Des mondes lointains
La poursuite de l’aventure s’accomplit avec les spectateurs du film à venir. Peut-être pourrions-nous les installer dans une expérience de transmission analogue à celle que vivent Paul et Michel ?
Nous reprenons les formes de Paul pour approcher son réel. Celui-ci échappe pour une part au visible et le dessin d’animation devient dès lors plus abstrait, saisissant les forces plutôt que les figures. Son langage parle en allégorie, évocation et poésie. Ce faisant, Paul laisse Michel face à un monde qu’il a à recomposer, ni d’emblée visible et figuré, ni d’emblée compréhensible et prévisible. Il lui transmet une histoire, des histoires pour lesquelles il n’est plus capable d’imaginer seul une suite.

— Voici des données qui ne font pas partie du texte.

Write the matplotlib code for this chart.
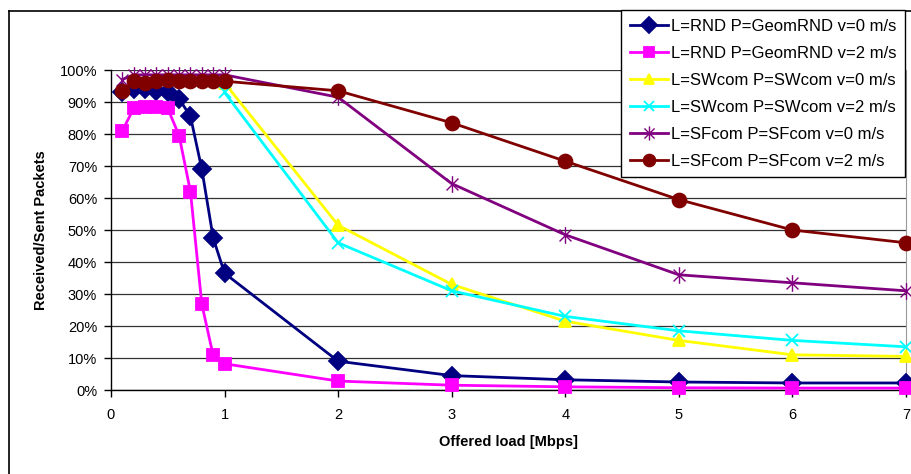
import numpy as np
import matplotlib.pyplot as plt
from matplotlib.path import Path
from matplotlib.lines import Line2D

plt.rcParams['font.family'] = ['Liberation Sans', 'DejaVu Sans']

# offered load [Mbps]
x_low = [0.1, 0.2, 0.3, 0.4, 0.5, 0.6, 0.7, 0.8, 0.9, 1.0, 2, 3, 4, 5, 6, 7]
x_high = [1, 2, 3, 4, 5, 6, 7]

# received / sent packets [%]
rnd_v0 = [93, 94, 94, 93.5, 93, 91, 85.5, 69, 47.5, 36.5, 9, 4.5, 3.2, 2.5, 2.2, 2.2]
rnd_v2 = [81, 88, 88.5, 88.5, 88, 79.5, 62, 26.8, 10.8, 8.2, 2.8, 1.5, 1.0, 0.7, 0.6, 0.6]
sw_v0 = [96, 51.5, 33, 21.5, 15.5, 11, 10.5]
sw_v2 = [93, 46, 31, 23, 18.5, 15.5, 13.5]
sf_v0 = [97, 98.5, 98.5, 98.5, 98.5, 98.5, 98.5, 98.5, 98.5, 98.5, 91.5, 64.5, 48.5, 36, 33.5, 31]
sf_v2 = [93.5, 96.5, 96, 96.5, 97, 96.5, 96.5, 96.5, 96.5, 96.5, 93.5, 83.5, 71.5, 59.5, 50, 46]

labels = ['L=RND P=GeomRND v=0 m/s', 'L=RND P=GeomRND v=2 m/s',
          'L=SWcom P=SWcom v=0 m/s', 'L=SWcom P=SWcom v=2 m/s',
          'L=SFcom P=SFcom v=0 m/s', 'L=SFcom P=SFcom v=2 m/s']

# excel-like star: X plus vertical bar
star = Path([(-1, -1), (1, 1), (-1, 1), (1, -1), (0, -1.4), (0, 1.4)],
            [Path.MOVETO, Path.LINETO, Path.MOVETO, Path.LINETO, Path.MOVETO, Path.LINETO])

series = [
    (x_low, rnd_v0, '#000080', 'D', 9, 1.3),
    (x_low, rnd_v2, '#FF00FF', 's', 9, 1.3),
    (x_high, sw_v0, '#FFFF00', '^', 9, 1.3),
    (x_high, sw_v2, '#00FFFF', 'x', 9, 1.3),
    (x_low, sf_v0, '#800080', star, 12, 1.0),
    (x_low, sf_v2, '#800000', 'o', 10, 1.3),
]

fig = plt.figure(figsize=(9.11, 4.74), dpi=100)
ax = fig.add_axes([0.1218, 0.1772, 0.8727, 0.6751])

for (xs, ys, col, mk, ms, mew), lab in zip(series, labels):
    ax.plot(xs, np.array(ys) / 100, color=col, lw=2, marker=mk, ms=ms,
            mfc=col, mec=col, mew=mew, label=lab, clip_on=False, zorder=3)

ax.set_xlim(0, 7)
ax.set_ylim(0, 1)
ax.set_xticks(range(8))
ax.set_yticks(np.arange(0, 1.01, 0.1))
ax.set_yticklabels([f'{int(round(v * 100))}%' for v in np.arange(0, 1.01, 0.1)])
ax.tick_params(direction='out', length=5, width=1, labelsize=10.5, colors='black')
ax.tick_params(axis='x', pad=8)
ax.tick_params(axis='y', pad=5)
ax.grid(axis='y', color='#333333', lw=0.9)
ax.set_axisbelow(True)
ax.spines['top'].set_visible(False)
ax.spines['right'].set_color('#999999')
ax.spines['left'].set_linewidth(1)
ax.spines['bottom'].set_linewidth(1)

ax.set_xlabel('Offered load [Mbps]', fontsize=10.5, fontweight='bold', labelpad=9)
ax.set_ylabel('Received/Sent Packets', fontsize=10.5, fontweight='bold', labelpad=8)

leg = fig.legend(loc='upper right', bbox_to_anchor=(0.9935, 0.978), fontsize=12,
                 frameon=True, fancybox=False, edgecolor='black', framealpha=1,
                 handlelength=2.3, labelspacing=0.72, borderpad=0.5, handletextpad=0.2,
                 borderaxespad=0, markerscale=0.85)
leg.get_frame().set_linewidth(1)

# outer chart border (cropped on right and bottom)
fig.add_artist(Line2D([0.0099, 0.0099], [-0.05, 0.9768], color='black', lw=1.2))
fig.add_artist(Line2D([0.0099, 1.05], [0.9768, 0.9768], color='black', lw=1.2))

fig.savefig('out.png', dpi=100)
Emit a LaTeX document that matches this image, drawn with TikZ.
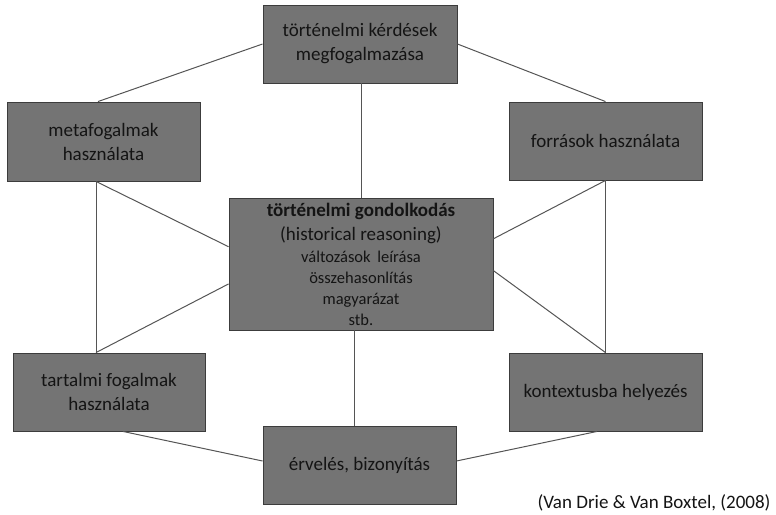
\documentclass[tikz,border=0pt]{standalone}
\usepackage{fontspec}
\setmainfont{Carlito}
\usetikzlibrary{calc}
\definecolor{boxfill}{HTML}{747474}
\definecolor{boxline}{HTML}{3C3C3C}
\definecolor{conline}{HTML}{555555}
\definecolor{txt}{HTML}{141414}
\tikzset{
  topic/.style={draw=boxline, line width=0.9pt, fill=boxfill, text=txt,
    align=center, inner sep=2pt,
    font=\fontsize{19}{24}\selectfont},
  link/.style={draw=conline, line width=1pt},
}
\begin{document}
\begin{tikzpicture}[x=1pt,y=-1pt]
\useasboundingbox (0,0) rectangle (776,514);
\node[topic, minimum width=194pt, minimum height=78pt] (top) at (360,44)
  {történelmi kérdések\\megfogalmazása};
\node[topic, minimum width=193pt, minimum height=79pt] (meta) at (103.5,141.5)
  {metafogalmak\\használata};
\node[topic, minimum width=193pt, minimum height=78pt] (forr) at (605.5,141)
  {források használata};
\node[topic, minimum width=264pt, minimum height=132pt,
  font=\fontsize{16.5}{21}\selectfont] (cent) at (361,264)
  {{\bfseries\fontsize{19}{24}\selectfont történelmi gondolkodás}\\[3pt]
   {\fontsize{19}{24}\selectfont (historical reasoning)}\\[1pt]
   változások\hspace{3pt} leírása\\összehasonlítás\\magyarázat\\stb.};
\node[topic, minimum width=192pt, minimum height=78pt] (tart) at (109,392)
  {tartalmi fogalmak\\használata};
\node[topic, minimum width=193pt, minimum height=78pt] (kont) at (605.5,392)
  {kontextusba helyezés};
\node[topic, minimum width=193pt, minimum height=78pt] (erv) at (359.5,465)
  {érvelés, bizonyítás};
\node[text=txt, anchor=east, font=\fontsize{19}{22}\selectfont] (cite) at (774,503)
  {(Van Drie \& Van Boxtel, (2008)};

\coordinate (metaS) at ($(meta.south)+(-7.5,0)$);
\coordinate (tartN) at ($(tart.north)+(-13,0)$);
\coordinate (tartS) at ($(tart.south)+(14,0)$);
\coordinate (ervW) at ($(erv.west)+(0,-4)$);
\coordinate (ervE) at ($(erv.east)+(0,-4)$);
\coordinate (kontS) at ($(kont.south)+(-8.5,0)$);
\coordinate (metaN) at ($(meta.north)+(-5.5,0)$);
\coordinate (cL1) at ($(cent.north west)!0.37!(cent.south west)$);
\coordinate (cL2) at ($(cent.north west)!0.65!(cent.south west)$);
\coordinate (cR1) at ($(cent.north east)!0.31!(cent.south east)$);
\coordinate (cR2) at ($(cent.north east)!0.55!(cent.south east)$);
\coordinate (cS) at ($(cent.south)+(-7,0)$);

\draw[link] (top.west) -- (metaN);
\draw[link] (top.east) -- (forr.north);
\draw[link] (cent.north) -- (cent.north |- top.south);
\draw[link] (metaS) -- (tartN);
\draw[link] (metaS) -- (cL1);
\draw[link] (tartN) -- (cL2);
\draw[link] (forr.south) -- (kont.north);
\draw[link] (forr.south) -- (cR1);
\draw[link] (kont.north) -- (cR2);
\draw[link] (cS) -- (cS |- erv.north);
\draw[link] (tartS) -- (ervW);
\draw[link] (ervE) -- (kontS);
\end{tikzpicture}
\end{document}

Ces manières de donner forme au film nous permettent d’être honnêtes. Nous essayons de parler au plus juste de la vie des Congolais du fond de leur pays en tentant de rejoindre le langage d’un personnage. Mais quand l’image prend des formes plus abstraites, quand la voix devient plus poétique, nous ne cherchons pas seulement à rendre compte d’une vie, nous exprimons que précisément nous sommes dans une recherche, dans le mystère d’une relation en train de se vivre.
À l’instar de Michel, il reste pour les spectateurs un monde à essayer de comprendre et de se figurer. Il reste avec les personnages une liberté à composer. Notre désir serait de précipiter durant quelques minutes le spectateur vers une relation d’une telle intensité.